Von den 1.500 aktiven Zivildienern sind derzeit bereits 1.300 an der richtigen Stelle eingesetzt: in Krankenanstalten, dem Rettungswesen, in der Behinderten- und Altenbetreuung sowie der Gesundheitsvorsorge. Mehr als 120 Zivildiener waren bisher Museen, Kindergärten oder anderen Einrichtungen, wo man sie jetzt nicht braucht, zugeteilt. Sie werden nun versetzt.
Köstinger betont, dass die Zivildiener nicht professionelle Pflegekräfte ersetzen sollen, sondern diese unterstützen sollen, damit sie sich auf die Pflegearbeit konzentrieren können. So sollen Zivildiener vor allem bei Transporten, in der Organisation und bei der Logistik helfen. Auch in Krankenanstalten sollen sie helfen, wenn infizierte Mitarbeiter ausfallen.
Zwangsräumungen für Private ausgesetzt
Angst, mitten in der Coronakrise vor die Tür gesetzt zu werden, wenn man die Miete nicht zahlen kann, braucht niemand zu haben. So sagt Justizministerin Alma Zadić zum KURIER: „Die gerichtlichen Zwangsräumungen von Wohnungen sind in der Coronakrise größtenteils ausgesetzt.“
Solange die Maßnahmen zur Eindämmung des Virus aufrecht sind, überwiege im Regelfall das Interesse der Allgemeinheit. Zweitens laufen die Gerichte ohnehin im Sparbetrieb – für eine Exekution bräuchte es einen Gerichtsbeschluss.
Selbst im äußersten Fall könnte man nach dem Mietrechtsgesetz „wegen drohender Obdachlosigkeit“ um einen Aufschub ansuchen. Eine globale Pandemie dürfte da eine gute Begründung sein.

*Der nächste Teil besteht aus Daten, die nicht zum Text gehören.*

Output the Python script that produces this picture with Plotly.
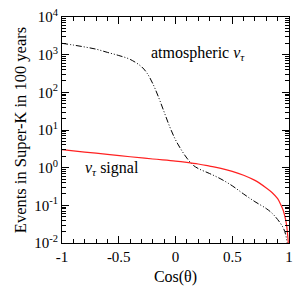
import plotly.graph_objects as go
import numpy as np

cos_atm = [-1.0, -0.9, -0.8, -0.7, -0.6, -0.5, -0.4, -0.3, -0.25, -0.2, -0.15, -0.1, -0.05, 0.0, 0.05, 0.1, 0.15, 0.2, 0.3, 0.4, 0.5, 0.6, 0.7, 0.8, 0.85, 0.9, 0.95, 0.97, 0.98, 0.99]
atm_vals = [2000, 1800, 1600, 1400, 1150, 950, 750, 480, 320, 170, 75, 30, 12, 5.5, 3.0, 1.8, 1.2, 0.95, 0.7, 0.5, 0.33, 0.2, 0.125, 0.082, 0.062, 0.042, 0.025, 0.017, 0.012, 0.008]

cos_sig = [-1.0, -0.8, -0.6, -0.4, -0.2, 0.0, 0.1, 0.2, 0.3, 0.4, 0.5, 0.6, 0.7, 0.8, 0.85, 0.9, 0.93, 0.95, 0.97, 0.98, 0.99, 0.995]
sig_vals = [3.0, 2.6, 2.25, 1.95, 1.7, 1.5, 1.38, 1.25, 1.1, 0.96, 0.8, 0.63, 0.46, 0.29, 0.22, 0.15, 0.1, 0.072, 0.042, 0.028, 0.014, 0.009]

ytick_vals = [1e-2, 1e-1, 1, 10, 100, 1000, 1e4]
ytick_text = ["10<sup>-2</sup>", "10<sup>-1</sup>", "10<sup>0</sup>", "10<sup>1</sup>", "10<sup>2</sup>", "10<sup>3</sup>", "10<sup>4</sup>"]
xtick_vals = [-1, -0.5, 0, 0.5, 1]
xtick_text = ["-1", "-0.5", "0", "0.5", "1"]

font = "Liberation Serif, DejaVu Serif, serif"

fig = go.Figure()
fig.add_trace(go.Scatter(x=cos_atm, y=atm_vals, mode="lines",
                         line=dict(color="black", width=1, dash="6px,2px,1px,2px,1px,2px", shape="spline"),
                         showlegend=False, hoverinfo="skip"))
fig.add_trace(go.Scatter(x=cos_sig, y=sig_vals, mode="lines",
                         line=dict(color="#ff2020", width=1.2, shape="spline"),
                         showlegend=False, hoverinfo="skip"))

minor_y = [m * 10.0**e for e in range(-2, 4) for m in range(2, 10)]
minor_x = [round(v, 1) for v in np.arange(-1, 1.0001, 0.1)]

axis_common = dict(ticks="inside", ticklen=7, tickwidth=1, tickcolor="black", mirror="allticks",
                   showline=True, linecolor="black", linewidth=1, showgrid=False, zeroline=False,
                   tickfont=dict(size=15), fixedrange=True)

fig.update_layout(
    width=300, height=289,
    margin=dict(l=62, r=7, t=13, b=46),
    paper_bgcolor="white", plot_bgcolor="white",
    font=dict(family=font, size=15, color="black"),
    xaxis=dict(range=[-1, 1], tickmode="array", tickvals=xtick_vals, ticktext=xtick_text,
               minor=dict(tickmode="array", tickvals=minor_x, ticks="inside", ticklen=4, tickwidth=1, tickcolor="black"),
               title=dict(text="Cos(θ)", standoff=6, font=dict(size=16)), **axis_common),
    yaxis=dict(type="log", range=[-2, 4], tickmode="array", tickvals=ytick_vals, ticktext=ytick_text,
               minor=dict(tickmode="array", tickvals=minor_y, ticks="inside", ticklen=4, tickwidth=1, tickcolor="black"),
               title=dict(text="Events in Super-K in 100 years", standoff=3, font=dict(size=16.5)),
               **axis_common),
    annotations=[
        dict(x=0.20, y=np.log10(1050), xref="x", yref="y", text="atmospheric <i>ν</i><sub><i>τ</i></sub>",
             showarrow=False, xanchor="center", yanchor="middle", font=dict(size=16)),
        dict(x=-0.56, y=np.log10(0.95), xref="x", yref="y", text="<i>ν</i><sub><i>τ</i></sub> signal",
             showarrow=False, xanchor="center", yanchor="middle", font=dict(size=16)),
    ],
)

fig.write_html("out.html", config={"displayModeBar": False},
               post_script="document.body.style.margin='0';document.body.style.overflow='hidden';")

Einfach so nicht zu bezahlen, ist aber eine schlechte Idee: Der Rückstand muss nach der Corona-Krise beglichen werden – und dann arbeiten auch die Gerichte wieder normal. Im Gegensatz zu Geschäftslokalen gibt es bei Privatwohnungen kein Recht auf eine Stundung oder eine Mietzinsminderung, erklärt Elke Hanel-Torsch, Vorsitzende der Wiener Mietervereinigung: „Die Wohnung kann ja uneingeschränkt genutzt werden.“
Bei ihrer Hotline, die extra eingerichtet wurde, laufen rund um den Monatsersten die Leitungen heiß. „Wir raten dazu, den Vermieter schriftlich um eine einvernehmliche Lösung zu bitten.“ Aber nicht alle Vermieter sind kulant, und kleinere können sich das auf Dauer auch nicht leisten. Deshalb appelliert die Mietervereinigung an die Regierung: „Es braucht einen Topf, aus dem bei Härtefällen die Miete übernommen wird.“
Auch Mobilfunk-Betreiber, Banken, Versicherungen sowie die Energieversorger wollen unterstützen: Fällige Kredittilgungen können um zwei bis sechs Monate aufgeschoben werden, Versicherungsprämien vorübergehend reduziert und Rechnungen gestundet werden.
„Niemandem wird wegen der Corona-Krise der Strom oder das Gas abgedreht“, heißt es bei den Versorgern unisono. Banken bieten Stundungen und Aufstockungen des Überziehungsrahmens an, heißt es etwa von der Bank Austria.